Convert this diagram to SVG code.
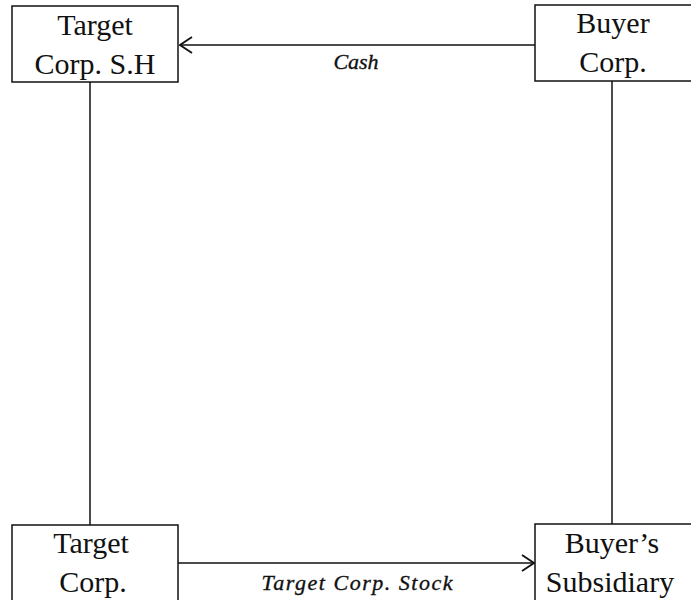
<svg xmlns="http://www.w3.org/2000/svg" width="691" height="600" viewBox="0 0 691 600">
  <style>
    .box { fill: #ffffff; stroke: #111111; stroke-width: 1.5; }
    .lbl { font-family: "Liberation Serif", "Times New Roman", serif; font-size: 30px; fill: #111111; text-anchor: middle; }
    .edge { fill: none; stroke: #111111; stroke-width: 1.5; }
    .elbl { font-family: "Liberation Serif", "Times New Roman", serif; font-size: 22px; font-style: italic; fill: #111111; stroke: #111111; stroke-width: 0.35; text-anchor: middle; }
  </style>
  <defs>
    <marker id="arrow" viewBox="0 0 14 18" refX="13" refY="9" markerWidth="14" markerHeight="18" markerUnits="userSpaceOnUse" orient="auto">
      <path d="M1,1 L13,9 L1,17" fill="none" stroke="#111111" stroke-width="1.8"/>
    </marker>
  </defs>
  <rect width="691" height="600" fill="#ffffff"/>

  <g id="connectors">
    <line class="edge" x1="90" y1="82" x2="90" y2="525"/>
    <line class="edge" x1="612" y1="81" x2="612" y2="524"/>
    <line class="edge" x1="535" y1="45" x2="180" y2="45" marker-end="url(#arrow)"/>
    <line class="edge" x1="178" y1="563" x2="534" y2="563" marker-end="url(#arrow)"/>
    <text class="elbl" x="356" y="69">Cash</text>
    <text class="elbl" x="357" y="590" textLength="191" lengthAdjust="spacing">Target Corp. Stock</text>
  </g>

  <g id="target-sh">
    <rect class="box" x="12" y="6" width="166" height="76"/>
    <text class="lbl" x="95" y="35">Target</text>
    <text class="lbl" x="95" y="74">Corp. S.H</text>
  </g>

  <g id="buyer-corp">
    <rect class="box" x="535" y="5" width="160" height="76"/>
    <text class="lbl" x="613" y="33">Buyer</text>
    <text class="lbl" x="613" y="72">Corp.</text>
  </g>

  <g id="target-corp">
    <rect class="box" x="12" y="525" width="166" height="80"/>
    <text class="lbl" x="91" y="553">Target</text>
    <text class="lbl" x="93" y="592">Corp.</text>
  </g>

  <g id="buyer-sub">
    <rect class="box" x="535" y="524" width="160" height="80"/>
    <text class="lbl" x="612" y="553">Buyer’s</text>
    <text class="lbl" x="610" y="592">Subsidiary</text>
  </g>
</svg>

++++++++++

__OBJECTIVE__. Skip the pictures, then retype every line above exactly.

__OUTPUT OF THE EXERCISE__.
Convert this diagram to SVG code.
<svg xmlns="http://www.w3.org/2000/svg" width="691" height="600" viewBox="0 0 691 600">
  <style>
    .box { fill: #ffffff; stroke: #111111; stroke-width: 1.5; }
    .lbl { font-family: "Liberation Serif", "Times New Roman", serif; font-size: 30px; fill: #111111; text-anchor: middle; }
    .edge { fill: none; stroke: #111111; stroke-width: 1.5; }
    .elbl { font-family: "Liberation Serif", "Times New Roman", serif; font-size: 22px; font-style: italic; fill: #111111; stroke: #111111; stroke-width: 0.35; text-anchor: middle; }
  </style>
  <defs>
    <marker id="arrow" viewBox="0 0 14 18" refX="13" refY="9" markerWidth="14" markerHeight="18" markerUnits="userSpaceOnUse" orient="auto">
      <path d="M1,1 L13,9 L1,17" fill="none" stroke="#111111" stroke-width="1.8"/>
    </marker>
  </defs>
  <rect width="691" height="600" fill="#ffffff"/>

  <g id="connectors">
    <line class="edge" x1="90" y1="82" x2="90" y2="525"/>
    <line class="edge" x1="612" y1="81" x2="612" y2="524"/>
    <line class="edge" x1="535" y1="45" x2="180" y2="45" marker-end="url(#arrow)"/>
    <line class="edge" x1="178" y1="563" x2="534" y2="563" marker-end="url(#arrow)"/>
    <text class="elbl" x="356" y="69">Cash</text>
    <text class="elbl" x="357" y="590" textLength="191" lengthAdjust="spacing">Target Corp. Stock</text>
  </g>

  <g id="target-sh">
    <rect class="box" x="12" y="6" width="166" height="76"/>
    <text class="lbl" x="95" y="35">Target</text>
    <text class="lbl" x="95" y="74">Corp. S.H</text>
  </g>

  <g id="buyer-corp">
    <rect class="box" x="535" y="5" width="160" height="76"/>
    <text class="lbl" x="613" y="33">Buyer</text>
    <text class="lbl" x="613" y="72">Corp.</text>
  </g>

  <g id="target-corp">
    <rect class="box" x="12" y="525" width="166" height="80"/>
    <text class="lbl" x="91" y="553">Target</text>
    <text class="lbl" x="93" y="592">Corp.</text>
  </g>

  <g id="buyer-sub">
    <rect class="box" x="535" y="524" width="160" height="80"/>
    <text class="lbl" x="612" y="553">Buyer’s</text>
    <text class="lbl" x="610" y="592">Subsidiary</text>
  </g>
</svg>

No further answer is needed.